EXCALIBUR inizia dove DELIVERANCE terminava: la spada d'argento che affiora dalle acque di un lago, impugnata da una mano femminile, si ricollega ad un'altra mano, quella ormai celebre dell'inquadratura finale del capolavoro di Boorman. E, come in DELIVERANCE, anche in EXCALIBUR è l'acqua (oltre al fuoco) l'elemento espressivo sul quale il film è basato. Simbolo dell'inconscio, confine fra quella realtà e quell'irrazionale che il cinema di Boorman insegue da sempre. Se le leggende del Graal hanno incuriosito il regista è proprio perché esse rimettono in questione continuamente, con quel mistero che è proprio dell'arte, i contrasti fra natura e cultura, fra misticismo e realtà, istinto e scienza.

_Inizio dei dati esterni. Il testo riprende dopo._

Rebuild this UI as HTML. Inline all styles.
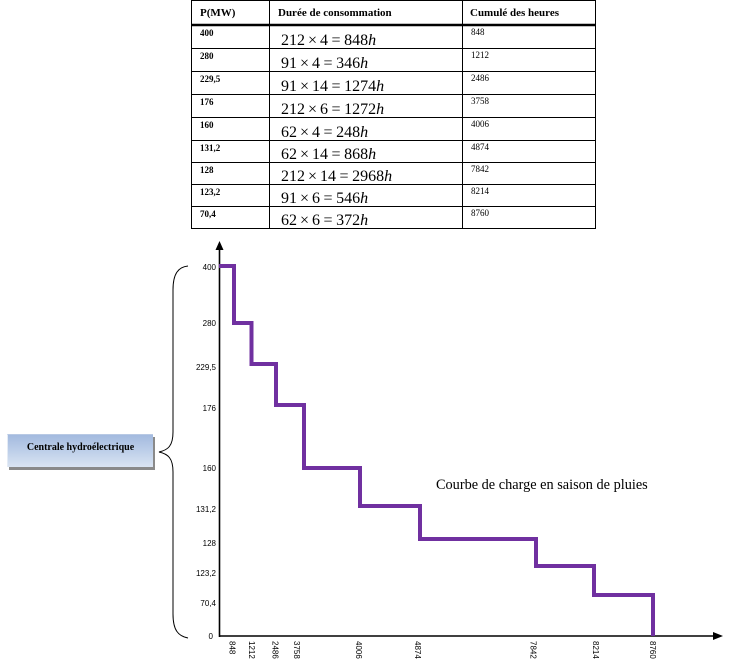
<!DOCTYPE html>
<html>
<head>
<meta charset="utf-8">
<style>
  html, body { margin:0; padding:0; background:#fff; }
  body { width:750px; height:669px; overflow:hidden; position:relative; }
  svg { position:absolute; left:0; top:0; }
  .box {
    position:absolute; left:7px; top:434px; width:146px; height:33px;
    background:linear-gradient(to bottom, #a3badf 0%, #c0d1ea 55%, #dae4f2 100%);
    border-left:1px solid #e4ebf5; border-top:1px solid #b8c9e4;
    box-shadow:2px 3px 0 #8a8a8a;
    box-sizing:border-box;
    font-family:"Liberation Serif", serif; font-weight:bold; font-size:10px;
    color:#000; text-align:center; line-height:10px; padding-top:8px;
  }
</style>
</head>
<body>
<svg width="750" height="669" viewBox="0 0 750 669" xmlns="http://www.w3.org/2000/svg">
  <!-- TABLE -->
  <g stroke="#000" fill="none">
    <rect x="191.5" y="0.5" width="404" height="228" stroke-width="1"/>
    <line x1="269.5" y1="0" x2="269.5" y2="228.5" stroke-width="1"/>
    <line x1="462.5" y1="0" x2="462.5" y2="228.5" stroke-width="1"/>
    <line x1="191" y1="25" x2="596" y2="25" stroke-width="2.5"/>
    <line x1="191" y1="48.5" x2="596" y2="48.5"/>
    <line x1="191" y1="71.5" x2="596" y2="71.5"/>
    <line x1="191" y1="94.5" x2="596" y2="94.5"/>
    <line x1="191" y1="117.5" x2="596" y2="117.5"/>
    <line x1="191" y1="140.5" x2="596" y2="140.5"/>
    <line x1="191" y1="162.5" x2="596" y2="162.5"/>
    <line x1="191" y1="184.5" x2="596" y2="184.5"/>
    <line x1="191" y1="206.5" x2="596" y2="206.5"/>
  </g>
  <g font-family="Liberation Serif, serif" font-weight="bold" font-size="11" fill="#000">
    <text x="200" y="16">P(MW)</text>
    <text x="278" y="16">Durée de consommation</text>
    <text x="470" y="16">Cumulé des heures</text>
  </g>
  <g font-family="Liberation Serif, serif" font-weight="bold" font-size="9" fill="#000">
    <text x="200" y="36">400</text>
    <text x="200" y="59">280</text>
    <text x="200" y="82">229,5</text>
    <text x="200" y="105">176</text>
    <text x="200" y="128">160</text>
    <text x="200" y="151">131,2</text>
    <text x="200" y="173">128</text>
    <text x="200" y="195">123,2</text>
    <text x="200" y="217">70,4</text>
  </g>
  <g font-family="Liberation Serif, serif" font-size="9" fill="#000">
    <text x="471" y="35">848</text>
    <text x="471" y="58">1212</text>
    <text x="471" y="81">2486</text>
    <text x="471" y="104">3758</text>
    <text x="471" y="127">4006</text>
    <text x="471" y="150">4874</text>
    <text x="471" y="172">7842</text>
    <text x="471" y="194">8214</text>
    <text x="471" y="216">8760</text>
  </g>
  <g font-family="Liberation Serif, serif" font-size="16" fill="#000">
    <text x="281" y="45">212<tspan dx="3">×</tspan><tspan dx="3">4</tspan><tspan dx="3.5">=</tspan><tspan dx="3.5">848</tspan><tspan font-style="italic">h</tspan></text>
    <text x="281" y="68">91<tspan dx="3">×</tspan><tspan dx="3">4</tspan><tspan dx="3.5">=</tspan><tspan dx="3.5">346</tspan><tspan font-style="italic">h</tspan></text>
    <text x="281" y="91">91<tspan dx="3">×</tspan><tspan dx="3">14</tspan><tspan dx="3.5">=</tspan><tspan dx="3.5">1274</tspan><tspan font-style="italic">h</tspan></text>
    <text x="281" y="114">212<tspan dx="3">×</tspan><tspan dx="3">6</tspan><tspan dx="3.5">=</tspan><tspan dx="3.5">1272</tspan><tspan font-style="italic">h</tspan></text>
    <text x="281" y="137">62<tspan dx="3">×</tspan><tspan dx="3">4</tspan><tspan dx="3.5">=</tspan><tspan dx="3.5">248</tspan><tspan font-style="italic">h</tspan></text>
    <text x="281" y="159">62<tspan dx="3">×</tspan><tspan dx="3">14</tspan><tspan dx="3.5">=</tspan><tspan dx="3.5">868</tspan><tspan font-style="italic">h</tspan></text>
    <text x="281" y="181">212<tspan dx="3">×</tspan><tspan dx="3">14</tspan><tspan dx="3.5">=</tspan><tspan dx="3.5">2968</tspan><tspan font-style="italic">h</tspan></text>
    <text x="281" y="203">91<tspan dx="3">×</tspan><tspan dx="3">6</tspan><tspan dx="3.5">=</tspan><tspan dx="3.5">546</tspan><tspan font-style="italic">h</tspan></text>
    <text x="281" y="225">62<tspan dx="3">×</tspan><tspan dx="3">6</tspan><tspan dx="3.5">=</tspan><tspan dx="3.5">372</tspan><tspan font-style="italic">h</tspan></text>
  </g>

  <!-- AXES -->
  <g stroke="#000" stroke-width="1.6" fill="none">
    <line x1="219.5" y1="637" x2="219.5" y2="247"/>
    <line x1="219" y1="636" x2="715" y2="636"/>
  </g>
  <polygon points="219.5,241 215.5,250 223.5,250" fill="#000"/>
  <polygon points="723,636 713,632 713,640" fill="#000"/>

  <!-- STEP CURVE -->
  <path d="M219,266 H234 V323 H251.5 V364 H276 V405 H304 V468 H360 V506 H420 V539 H536 V566 H594 V595 H653 V636"
        fill="none" stroke="#7030A0" stroke-width="4" stroke-linejoin="miter"/>

  <!-- Y LABELS -->
  <g font-family="Liberation Sans, sans-serif" font-size="8" fill="#000" text-anchor="end">
    <text x="216" y="270">400</text>
    <text x="216" y="326">280</text>
    <text x="216" y="370">229,5</text>
    <text x="216" y="411">176</text>
    <text x="216" y="471">160</text>
    <text x="216" y="512">131,2</text>
    <text x="216" y="546">128</text>
    <text x="216" y="576">123,2</text>
    <text x="216" y="606">70,4</text>
    <text x="213" y="639">0</text>
  </g>

  <!-- X LABELS (rotated) -->
  <g font-family="Liberation Sans, sans-serif" font-size="8" fill="#000">
    <text transform="translate(229.5,641) rotate(90)">848</text>
    <text transform="translate(249,641) rotate(90)">1212</text>
    <text transform="translate(272.5,641) rotate(90)">2486</text>
    <text transform="translate(294,641) rotate(90)">3758</text>
    <text transform="translate(356,641) rotate(90)">4006</text>
    <text transform="translate(415,641) rotate(90)">4874</text>
    <text transform="translate(530.5,641) rotate(90)">7842</text>
    <text transform="translate(593,641) rotate(90)">8214</text>
    <text transform="translate(650,641) rotate(90)">8760</text>
  </g>

  <!-- CURVE TITLE -->
  <text x="436" y="489" font-family="Liberation Serif, serif" font-size="14.3" fill="#000">Courbe de charge en saison de pluies</text>

  <!-- BRACE -->
  <path d="M188,266 C178,267 173,274 173,290 L173,432 C173,446 168,450 159,452 C168,454 173,458 173,472 L173,614 C173,630 178,636 188,638"
        fill="none" stroke="#000" stroke-width="1"/>
</svg>
<div class="box">Centrale hydroélectrique</div>
</body>
</html>
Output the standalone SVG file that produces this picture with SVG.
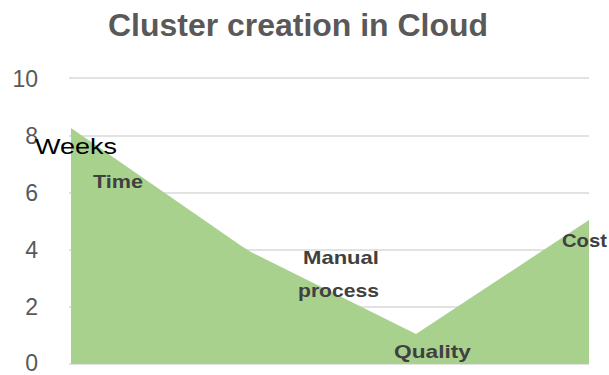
<svg xmlns="http://www.w3.org/2000/svg" width="609" height="375" viewBox="0 0 609 375">
<style>
.grid{stroke:#d9d9d9;stroke-width:1.5;fill:none}
.ax{font-family:"Liberation Sans",Arial,sans-serif;font-size:23px;fill:#595959;text-anchor:end}
.lbl{font-family:"Liberation Sans",Arial,sans-serif;font-size:19px;font-weight:bold;fill:#404040}
.title{font-family:"Liberation Sans",Arial,sans-serif;font-size:31px;font-weight:bold;fill:#595959}
</style>
<rect width="609" height="375" fill="#ffffff"/>
<text class="title" x="108" y="36" textLength="380" lengthAdjust="spacingAndGlyphs">Cluster creation in Cloud</text>
<g id="gridlines">
<line class="grid" x1="69" y1="78" x2="589" y2="78"/>
<line class="grid" x1="69" y1="136" x2="589" y2="136"/>
<line class="grid" x1="69" y1="193" x2="589" y2="193"/>
<line class="grid" x1="69" y1="250" x2="589" y2="250"/>
<line class="grid" x1="69" y1="307" x2="589" y2="307"/>
<line class="grid" x1="69" y1="364" x2="589" y2="364"/>
</g>
<g id="axis">
<text class="ax" x="38" y="87">10</text>
<text class="ax" x="38" y="144">8</text>
<text class="ax" x="38" y="201">6</text>
<text class="ax" x="38" y="258">4</text>
<text class="ax" x="38" y="315">2</text>
<text class="ax" x="38" y="371">0</text>
</g>
<g id="area">
<polygon points="71,128 240,245 251,252 416,334 589,220 589,364 71,364" fill="#a9d18e"/>
</g>
<g id="labels">
<text x="35" y="154" font-family="Liberation Sans,Arial,sans-serif" font-size="22" fill="#000000" textLength="82" lengthAdjust="spacingAndGlyphs">Weeks</text>
<text class="lbl" x="93" y="188" textLength="50" lengthAdjust="spacingAndGlyphs">Time</text>
<text class="lbl" x="303" y="264" textLength="76" lengthAdjust="spacingAndGlyphs">Manual</text>
<text class="lbl" x="298" y="297" textLength="81" lengthAdjust="spacingAndGlyphs">process</text>
<text class="lbl" x="394" y="358" textLength="77" lengthAdjust="spacingAndGlyphs">Quality</text>
<text class="lbl" x="562" y="247" textLength="45" lengthAdjust="spacingAndGlyphs">Cost</text>
</g>
</svg>
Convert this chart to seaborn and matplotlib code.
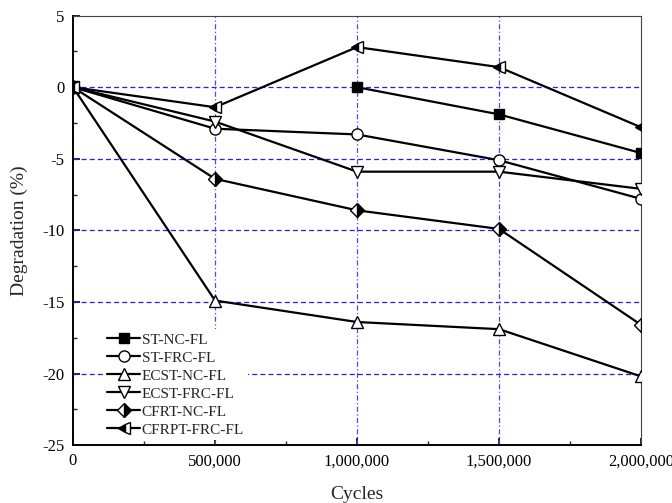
import numpy as np
import pandas as pd
import matplotlib
matplotlib.use("Agg")
import matplotlib.pyplot as plt
import seaborn as sns
from matplotlib.ticker import MultipleLocator, FuncFormatter

cycles = [0, 500000, 1000000, 1500000, 2000000]
series_names = ["ST-NC-FL", "ST-FRC-FL", "ECST-NC-FL", "ECST-FRC-FL", "CFRT-NC-FL", "CFRPT-FRC-FL"]
st_nc = [0, np.nan, 0.0, -1.9, -4.6]
st_frc = [0, -2.9, -3.3, -5.1, -7.8]
ecst_nc = [0, -14.9, -16.4, -16.9, -20.2]
ecst_frc = [0, -2.4, -5.9, -5.9, -7.1]
cfrt_nc = [0, -6.4, -8.6, -9.9, -16.6]
cfrpt_frc = [0, -1.4, 2.8, 1.4, -2.8]
values = [st_nc, st_frc, ecst_nc, ecst_frc, cfrt_nc, cfrpt_frc]

sns.set_theme(style="ticks")
plt.rcParams['font.family'] = ['Liberation Serif', 'DejaVu Serif']

fig = plt.figure(figsize=(6.72, 5.03), dpi=100)
ax = fig.add_axes([0.1086, 0.115, 0.8454, 0.854])

styles = {
    "ST-NC-FL": dict(marker="s", markerfacecolor="black", markersize=7, fillstyle="full"),
    "ST-FRC-FL": dict(marker="o", markerfacecolor="white", markersize=8, fillstyle="full"),
    "ECST-NC-FL": dict(marker="^", markerfacecolor="white", markersize=9, fillstyle="full"),
    "ECST-FRC-FL": dict(marker="v", markerfacecolor="white", markersize=9, fillstyle="full"),
    "CFRT-NC-FL": dict(marker="D", markerfacecolor="black", markerfacecoloralt="white", markersize=7, fillstyle="right"),
    "CFRPT-FRC-FL": dict(marker="<", markerfacecolor="black", markerfacecoloralt="white", markersize=9, fillstyle="left"),
}

# grid
for yv in [0, -5, -10, -15, -20]:
    ax.axhline(yv, color="#2020ff", lw=0.9, ls=(0, (4, 2.5)), zorder=1)
for xv in [500000, 1000000, 1500000]:
    ax.axvline(xv, color="#4848ff", lw=0.9, ls=(0, (4, 2, 1, 2)), zorder=1)

for name, vals in zip(series_names, values):
    df = pd.DataFrame({"Cycles": cycles, "Degradation": vals})
    st = styles[name]
    if np.isnan(vals).any():
        sns.lineplot(data=df.iloc[:1], x="Cycles", y="Degradation", ax=ax, color="black",
                     lw=1.6, markeredgecolor="black", markeredgewidth=1.0, zorder=3, **st)
        sns.lineplot(data=df.iloc[2:], x="Cycles", y="Degradation", ax=ax, color="black",
                     lw=1.6, markeredgecolor="black", markeredgewidth=1.0, zorder=3,
                     label=name, **st)
    else:
        sns.lineplot(data=df, x="Cycles", y="Degradation", ax=ax, color="black",
                     lw=1.6, markeredgecolor="black", markeredgewidth=1.0, zorder=3,
                     label=name, **st)

ax.set_xlim(0, 2000000)
ax.set_ylim(-25, 5)
ax.xaxis.set_major_locator(MultipleLocator(500000))
ax.xaxis.set_minor_locator(MultipleLocator(250000))
ax.yaxis.set_major_locator(MultipleLocator(5))
ax.yaxis.set_minor_locator(MultipleLocator(2.5))
ax.xaxis.set_major_formatter(FuncFormatter(lambda v, p: f"{int(v):,}"))
ax.yaxis.set_major_formatter(FuncFormatter(lambda v, p: f"{int(v)}"))
ax.tick_params(which="major", direction="in", length=5, width=1.2, labelsize=12, colors="black", pad=6)
ax.tick_params(which="minor", direction="in", length=3, width=1.0)
for side in ["left", "bottom"]:
    ax.spines[side].set_linewidth(1.4)
    ax.spines[side].set_color("black")
for side in ["top", "right"]:
    ax.spines[side].set_linewidth(0.8)
    ax.spines[side].set_color("#444444")
ax.set_xlabel("Cycles", fontsize=14, labelpad=12)
ax.set_ylabel("Degradation (%)", fontsize=14, labelpad=10)

leg = ax.legend(loc="upper left", bbox_to_anchor=(0.054, 0.270), frameon=True, fontsize=11,
                handlelength=2.1, handletextpad=0.15, labelspacing=0.28, borderaxespad=0,
                borderpad=0.25, fancybox=False, framealpha=1.0, facecolor="white")
leg.get_frame().set_linewidth(0)
leg.set_zorder(5)

fig.savefig("out.png", dpi=100)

La conoscenza non basta all'uomo: nel cinema di Boorman è espressa continuamente, proprio come in alcuni temi fondamentali delle leggende del Graal, il pericolo dei tentativi di conquistare il mondo basandosi esclusivamente sul culto dell'individuo. Merlino, che condensa nella propria personalità l'intero discorso, e che giustamente costituisce il perno sul quale si articola il film, è costantemente in bilico fra magia e razionalità: la sua scomparsa segna la fine dell'epoca degli dei, e l'avvento di quella dell'uomo La scomparsa di Merlino, la spada Excalibur che sprofonda nel lago, altro non sono che rappresentazioni della scomparsa dell'inconscio. Merlino stesso, con la sua magia,il suo potere, la sua facoltà di vedere nel futuro e interpretare il passato, ma anche la sua irrazionalità, la sua debolezza, paura rappresenta l'inconscio.

Sarà Parsifal, il semplice, il buon selvaggio apparso al castello al seguito di Lancillotto che lo ha sedotto (ancora il contrasto fra natura e sapienza) che troverà il Graal, riportando la luce in un mondo piombato nella barbarie dopo la scomparsa di Merlino e della sua fede nell'inconscio. Questi valori, simbolizzati dalla spada, Parsifal andrà a recuperarli nelle acque profonde, in un viaggio a ritroso nel tempo, alla fonte, appunto, di ogni cosa.

Questo alternarsi di fede e di disperazione, di progresso e di barbarie Boorman lo ha espresso sul ritmo più naturale, quello delle stagioni. Dal buio delle prime sequenze, le lotte per il potere e la conoscenza, si passa alla luce trionfante dei boschi irlandesi, ai colori sfavillanti delle armature e del castello di Re Artù. Per ripiombare nel buio dell'inverno, che precede h scoperta del Graal. Boorman ha evitato ogni puntualizzazione storica: le danze sono a metà tra l'indiano e l'arabo, l'architettura spazia dal bizantino al moderno, i costumi e le scenografie in genere ricordano Klimt e i pre-raffaelliti. Questo perché il film è un viaggio dal realismo delle prime scene al mondo metafisico e sempre più interiorizzato della conquista del Graal.

La natura è la vera protagonista. E lo scontro fra natura e cultura costituisce la ragione di essere di EXCALIBUR come di DELIERANCE. Per Boorman vale l'idea junghiana che ciò che di magico c'era nella natura umana - e in particolare i rapporti con la natura - è andato perso. È il il prezzo che l'uomo ha pagato per conquistare la razionalità. Ed è ormai nell'inconscio che queste forze istintive si sono rifugiate; e dal quale possono eventualmente venir recuperate. Se noi osserviamo nel film il modo con il quale Boorman ha inserito i suoi personaggi nella natura, dal buio degli antri allo splendore delle foreste invase dal sole, dal fondo dei laghi invernali alla straordinaria cavalcata fra i mandorli in fiore (forse il momento di maggior espressività di tutto il film) comprenderemo la logica interna che lo governa.

"Tu sei il re - dice Merlino ad Artù -: se riuscirai, la terra darà frutti e prospererà; se fallirai la terra morirà"-. E ancora: Un re senza la spada, la terra senza un re: soltanto il Graal può far rispuntare i fiori ed i frutti". E solo ricollocandosi umilmente in un certo ruolo, riconquistando un'armonia con una natura che ormai lo respinge, ritrovando con Excalibur nel profondo dell'inconscio un'autenticità e una fede nel soprannaturale e nel magico che l'uomo può ancora salvarsi."